__Aim of the task__
Don't include pictures. Quote the lines below from the first through the line that contains "import plotly.graph_objects as go".

* begin *

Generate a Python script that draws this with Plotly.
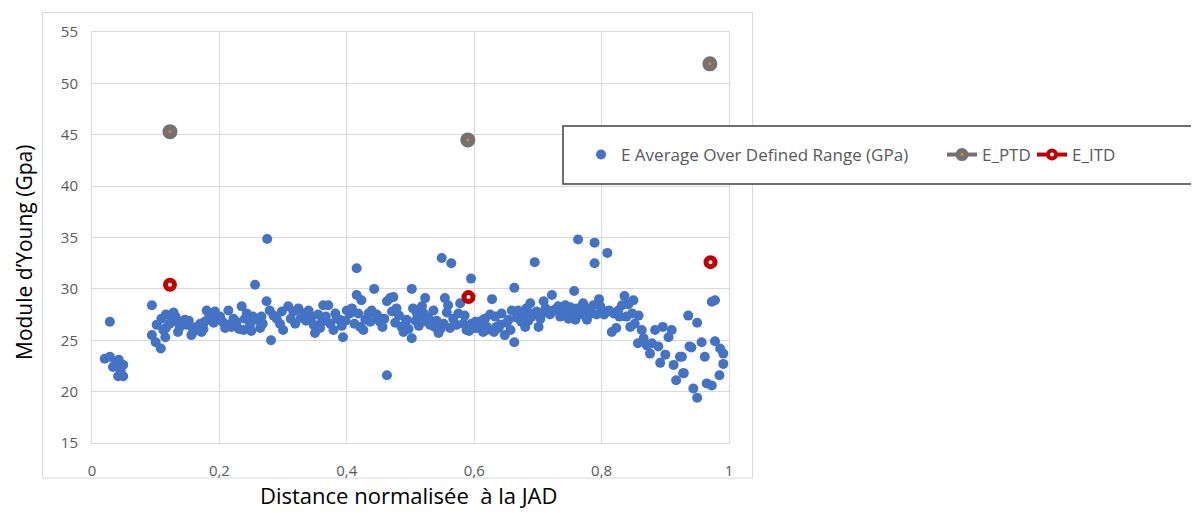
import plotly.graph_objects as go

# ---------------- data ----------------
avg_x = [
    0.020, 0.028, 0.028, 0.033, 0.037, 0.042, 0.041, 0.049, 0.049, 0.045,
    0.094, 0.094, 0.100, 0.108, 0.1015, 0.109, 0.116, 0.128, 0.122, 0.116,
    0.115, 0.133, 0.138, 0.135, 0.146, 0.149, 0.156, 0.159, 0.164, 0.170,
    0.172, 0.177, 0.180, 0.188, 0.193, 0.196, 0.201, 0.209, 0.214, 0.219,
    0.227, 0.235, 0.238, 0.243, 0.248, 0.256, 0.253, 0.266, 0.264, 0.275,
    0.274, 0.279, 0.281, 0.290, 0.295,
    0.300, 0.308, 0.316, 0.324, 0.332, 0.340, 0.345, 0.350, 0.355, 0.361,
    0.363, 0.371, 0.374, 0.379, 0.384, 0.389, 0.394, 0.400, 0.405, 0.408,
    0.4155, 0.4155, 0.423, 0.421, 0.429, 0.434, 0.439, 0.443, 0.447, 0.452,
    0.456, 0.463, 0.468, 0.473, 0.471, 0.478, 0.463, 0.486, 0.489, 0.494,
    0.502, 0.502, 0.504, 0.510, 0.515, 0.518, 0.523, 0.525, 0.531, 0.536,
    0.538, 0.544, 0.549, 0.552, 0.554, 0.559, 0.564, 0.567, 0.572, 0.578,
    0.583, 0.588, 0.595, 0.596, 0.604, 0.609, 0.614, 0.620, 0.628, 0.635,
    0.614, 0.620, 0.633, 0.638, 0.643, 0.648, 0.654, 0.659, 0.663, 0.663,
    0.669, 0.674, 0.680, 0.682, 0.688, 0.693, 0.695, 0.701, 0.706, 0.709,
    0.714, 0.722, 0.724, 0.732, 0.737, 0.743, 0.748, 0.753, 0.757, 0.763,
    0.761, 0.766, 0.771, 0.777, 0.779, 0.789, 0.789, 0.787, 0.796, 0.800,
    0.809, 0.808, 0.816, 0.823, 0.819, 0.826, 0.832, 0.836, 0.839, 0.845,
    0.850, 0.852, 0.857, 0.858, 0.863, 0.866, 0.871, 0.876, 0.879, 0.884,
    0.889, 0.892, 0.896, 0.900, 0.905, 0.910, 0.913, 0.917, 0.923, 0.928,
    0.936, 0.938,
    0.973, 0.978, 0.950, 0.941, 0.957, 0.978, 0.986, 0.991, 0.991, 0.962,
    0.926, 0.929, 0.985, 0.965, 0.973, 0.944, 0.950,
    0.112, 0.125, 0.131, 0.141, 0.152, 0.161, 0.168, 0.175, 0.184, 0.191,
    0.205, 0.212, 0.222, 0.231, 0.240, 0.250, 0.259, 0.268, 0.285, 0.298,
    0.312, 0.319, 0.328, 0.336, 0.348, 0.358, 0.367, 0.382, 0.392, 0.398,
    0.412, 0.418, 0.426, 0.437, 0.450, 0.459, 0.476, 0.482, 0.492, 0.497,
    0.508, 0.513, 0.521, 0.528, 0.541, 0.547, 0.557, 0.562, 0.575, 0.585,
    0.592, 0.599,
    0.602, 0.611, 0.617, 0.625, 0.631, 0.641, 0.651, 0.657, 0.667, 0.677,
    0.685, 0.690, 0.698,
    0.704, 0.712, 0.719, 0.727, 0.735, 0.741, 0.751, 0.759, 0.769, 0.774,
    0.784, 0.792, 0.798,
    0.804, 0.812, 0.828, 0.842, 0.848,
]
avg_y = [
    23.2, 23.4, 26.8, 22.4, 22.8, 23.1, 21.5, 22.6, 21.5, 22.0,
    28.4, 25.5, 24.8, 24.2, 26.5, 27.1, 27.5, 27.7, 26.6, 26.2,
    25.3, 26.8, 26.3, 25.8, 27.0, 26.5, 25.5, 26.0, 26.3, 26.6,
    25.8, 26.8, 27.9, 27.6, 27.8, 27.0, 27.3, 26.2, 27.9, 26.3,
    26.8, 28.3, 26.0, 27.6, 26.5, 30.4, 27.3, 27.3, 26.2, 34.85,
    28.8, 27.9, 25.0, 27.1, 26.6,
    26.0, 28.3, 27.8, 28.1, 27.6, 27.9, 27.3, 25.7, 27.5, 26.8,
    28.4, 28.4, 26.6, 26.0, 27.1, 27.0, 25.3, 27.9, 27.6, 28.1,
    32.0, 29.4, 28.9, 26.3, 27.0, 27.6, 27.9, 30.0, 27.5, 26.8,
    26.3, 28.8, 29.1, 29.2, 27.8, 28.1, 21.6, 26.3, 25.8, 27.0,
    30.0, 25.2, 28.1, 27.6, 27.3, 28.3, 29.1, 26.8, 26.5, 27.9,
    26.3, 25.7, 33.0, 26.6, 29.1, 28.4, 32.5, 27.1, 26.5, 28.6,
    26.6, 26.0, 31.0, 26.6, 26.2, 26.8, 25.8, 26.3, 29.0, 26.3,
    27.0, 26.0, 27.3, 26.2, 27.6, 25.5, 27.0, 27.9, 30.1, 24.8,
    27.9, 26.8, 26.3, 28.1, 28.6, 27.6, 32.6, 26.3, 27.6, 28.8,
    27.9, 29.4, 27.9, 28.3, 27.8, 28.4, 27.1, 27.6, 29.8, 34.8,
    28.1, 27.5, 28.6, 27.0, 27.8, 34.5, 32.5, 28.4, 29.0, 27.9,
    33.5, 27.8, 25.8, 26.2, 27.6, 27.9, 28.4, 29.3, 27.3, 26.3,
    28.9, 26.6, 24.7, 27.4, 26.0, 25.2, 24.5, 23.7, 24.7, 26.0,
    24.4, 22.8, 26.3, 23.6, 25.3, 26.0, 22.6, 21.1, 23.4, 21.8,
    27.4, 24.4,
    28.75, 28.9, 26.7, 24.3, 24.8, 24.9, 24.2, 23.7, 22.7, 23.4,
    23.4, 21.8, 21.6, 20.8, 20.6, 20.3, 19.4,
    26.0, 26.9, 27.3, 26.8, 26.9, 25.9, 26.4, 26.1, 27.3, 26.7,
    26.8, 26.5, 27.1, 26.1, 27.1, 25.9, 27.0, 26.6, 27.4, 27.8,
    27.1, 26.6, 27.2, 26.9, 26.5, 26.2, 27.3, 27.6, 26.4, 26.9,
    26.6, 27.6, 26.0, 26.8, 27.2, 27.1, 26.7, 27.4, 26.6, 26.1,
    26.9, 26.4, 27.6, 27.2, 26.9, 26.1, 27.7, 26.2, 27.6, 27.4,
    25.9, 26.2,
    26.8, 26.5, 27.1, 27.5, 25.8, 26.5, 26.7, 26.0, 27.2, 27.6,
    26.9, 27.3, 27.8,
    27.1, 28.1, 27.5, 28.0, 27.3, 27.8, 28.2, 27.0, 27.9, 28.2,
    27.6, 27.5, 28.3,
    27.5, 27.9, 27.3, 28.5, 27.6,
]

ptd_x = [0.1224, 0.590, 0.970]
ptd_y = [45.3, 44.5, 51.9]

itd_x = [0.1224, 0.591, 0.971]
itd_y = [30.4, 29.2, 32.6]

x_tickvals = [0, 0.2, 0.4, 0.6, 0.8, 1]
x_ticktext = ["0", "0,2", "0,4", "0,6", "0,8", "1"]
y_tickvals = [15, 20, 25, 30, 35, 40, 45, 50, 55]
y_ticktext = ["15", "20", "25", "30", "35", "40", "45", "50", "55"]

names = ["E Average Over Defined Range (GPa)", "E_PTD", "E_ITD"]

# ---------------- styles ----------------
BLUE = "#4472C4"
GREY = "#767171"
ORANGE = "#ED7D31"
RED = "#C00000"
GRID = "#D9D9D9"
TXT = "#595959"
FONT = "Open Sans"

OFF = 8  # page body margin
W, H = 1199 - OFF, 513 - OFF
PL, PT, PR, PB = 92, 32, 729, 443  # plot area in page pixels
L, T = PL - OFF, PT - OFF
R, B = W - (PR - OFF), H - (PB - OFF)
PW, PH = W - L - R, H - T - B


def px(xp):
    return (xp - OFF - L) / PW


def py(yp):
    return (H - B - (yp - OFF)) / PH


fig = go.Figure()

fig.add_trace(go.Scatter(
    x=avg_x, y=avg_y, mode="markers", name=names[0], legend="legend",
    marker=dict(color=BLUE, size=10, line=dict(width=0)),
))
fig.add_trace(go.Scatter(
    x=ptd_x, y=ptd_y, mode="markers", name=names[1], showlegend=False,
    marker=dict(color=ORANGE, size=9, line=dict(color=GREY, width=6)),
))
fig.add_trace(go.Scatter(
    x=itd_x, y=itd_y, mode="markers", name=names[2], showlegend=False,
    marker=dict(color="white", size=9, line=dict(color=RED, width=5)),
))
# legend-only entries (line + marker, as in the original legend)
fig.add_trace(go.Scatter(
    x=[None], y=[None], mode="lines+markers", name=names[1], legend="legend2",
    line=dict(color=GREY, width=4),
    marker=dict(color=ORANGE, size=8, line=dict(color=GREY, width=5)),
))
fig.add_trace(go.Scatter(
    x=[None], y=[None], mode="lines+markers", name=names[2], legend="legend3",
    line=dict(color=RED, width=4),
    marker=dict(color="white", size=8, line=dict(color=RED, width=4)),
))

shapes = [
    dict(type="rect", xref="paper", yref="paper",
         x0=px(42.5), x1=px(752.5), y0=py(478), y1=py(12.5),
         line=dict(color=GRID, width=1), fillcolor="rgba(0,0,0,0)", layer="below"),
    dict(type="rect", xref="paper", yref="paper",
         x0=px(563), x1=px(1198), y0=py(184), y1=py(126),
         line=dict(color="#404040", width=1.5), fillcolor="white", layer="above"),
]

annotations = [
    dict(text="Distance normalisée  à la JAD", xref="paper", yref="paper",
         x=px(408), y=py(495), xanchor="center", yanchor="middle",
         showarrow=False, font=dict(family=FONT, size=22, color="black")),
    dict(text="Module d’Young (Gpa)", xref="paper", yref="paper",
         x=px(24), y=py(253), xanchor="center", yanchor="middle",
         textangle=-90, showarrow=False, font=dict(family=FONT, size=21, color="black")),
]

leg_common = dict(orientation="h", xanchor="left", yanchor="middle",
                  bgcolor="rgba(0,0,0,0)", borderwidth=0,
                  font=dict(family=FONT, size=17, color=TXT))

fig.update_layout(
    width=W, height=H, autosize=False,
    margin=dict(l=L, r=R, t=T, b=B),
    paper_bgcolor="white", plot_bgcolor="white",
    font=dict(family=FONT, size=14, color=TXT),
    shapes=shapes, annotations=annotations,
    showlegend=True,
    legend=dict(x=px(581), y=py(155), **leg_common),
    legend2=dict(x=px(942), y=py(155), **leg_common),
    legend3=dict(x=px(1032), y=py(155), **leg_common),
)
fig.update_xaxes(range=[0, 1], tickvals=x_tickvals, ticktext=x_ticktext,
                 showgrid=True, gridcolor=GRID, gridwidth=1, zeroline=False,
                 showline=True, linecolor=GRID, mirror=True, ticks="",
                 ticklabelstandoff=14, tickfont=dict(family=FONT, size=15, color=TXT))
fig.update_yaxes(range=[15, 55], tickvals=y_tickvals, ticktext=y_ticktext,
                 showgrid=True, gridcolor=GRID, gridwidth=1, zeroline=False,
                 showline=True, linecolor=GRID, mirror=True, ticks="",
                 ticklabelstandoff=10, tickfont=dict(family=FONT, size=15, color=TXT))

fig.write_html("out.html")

* end *

__Written answer__
Generate a Python script that draws this with Plotly.
import plotly.graph_objects as go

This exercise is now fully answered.